= Light rail in South America =

Light rail is a commonly used mode of public transit in South America. The term light rail was coined in 1972 by the Urban Mass Transportation Administration (UMTA; the precursor to the U.S. Federal Transit Administration) to describe new streetcar transformations which were taking place in Europe and the United States. The Germans used the term Stadtbahn, which is the predecessor to North American light rail, to describe the concept, and many in UMTA wanted to adopt the direct translation, which is city rail. However, in its reports UMTA finally adopted the term light rail instead.

==Argentina==
Argentina currently has light rail systems in Buenos Aires (Buenos Aires Premetro and Tren de la Costa) and the Metrotranvía Mendoza light rail line in Mendoza. A tram network is planned for Rosario, Santa Fe.

==Bolivia==
Mi Tren is a three-line light rail network under construction in the Bolivian city of Cochabamba, linking the city with Suticollo, El Castillo and San Simon University. Construction began in 2017 and two of the three proposed lines opened in 2022.

==Brazil==
In the run up to the Olympics, Rio de Janeiro opened the Rio de Janeiro Light Rail system in 2016 alongside the existing heritage Santa Teresa Tram.
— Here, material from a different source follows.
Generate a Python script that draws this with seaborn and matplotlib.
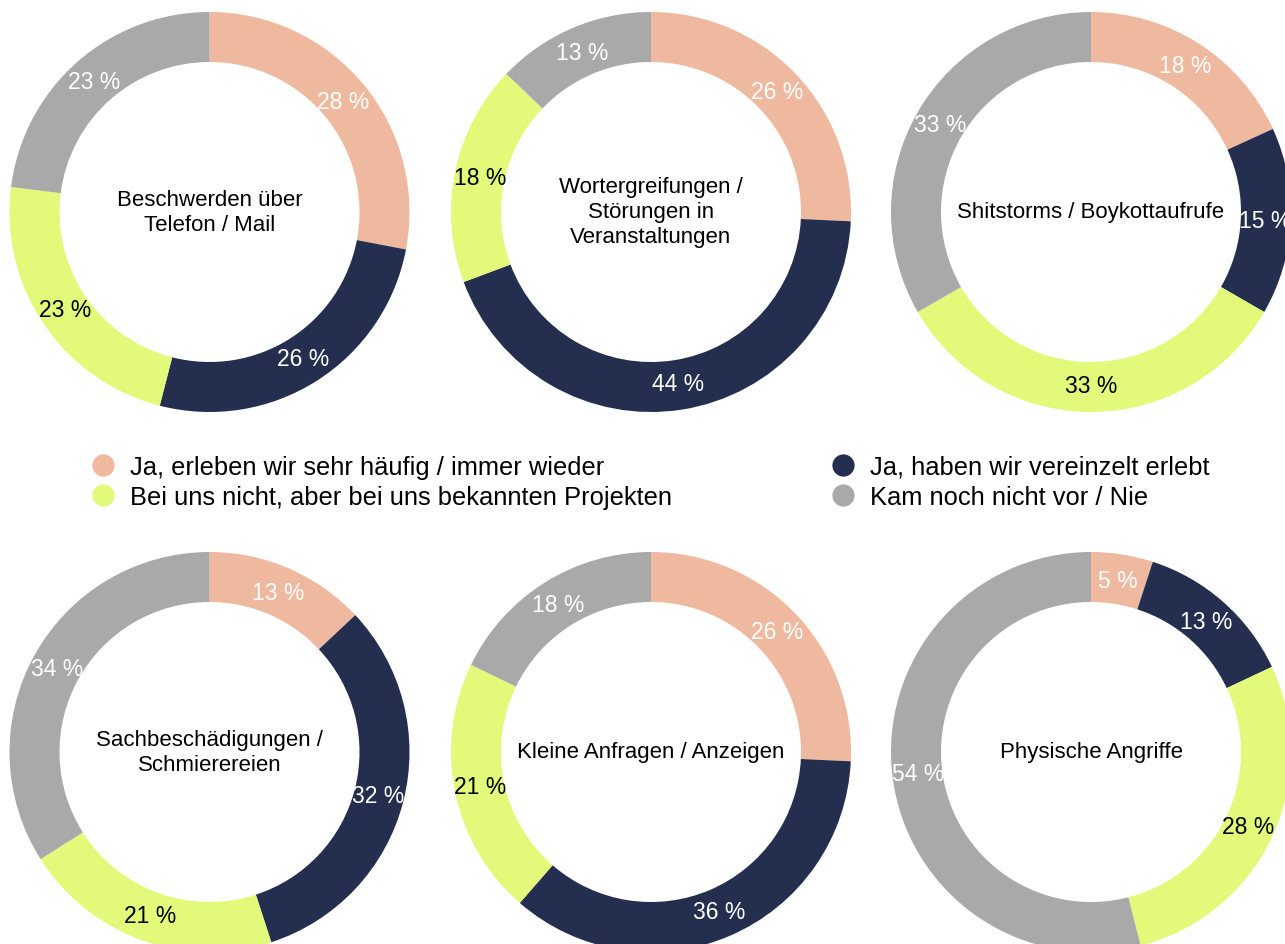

There is one light rail line in Santos, São Paulo, and a system is under construction in Cuiabá. Other operating light rail systems are the Sobral Light Rail, the Fortaleza Light Rail and the Cariri Light Rail.

==Chile==
The Valparaíso Metro in Valparaíso, Chile is a hybrid light rail-commuter rail service running underground in Viña del Mar.

==Colombia==
The Ayacucho Tram operates in Medellín, Colombia. The Barranquilla light rail is planned, and the RegioTram is under construction. There is also now a recent proposal from the President of Colombia, to create light rail system in Bucaramanga due to the issue of the lack of public transport.

==Ecuador==
The Cuenca tram opened in May 2020 in Cuenca, Ecuador.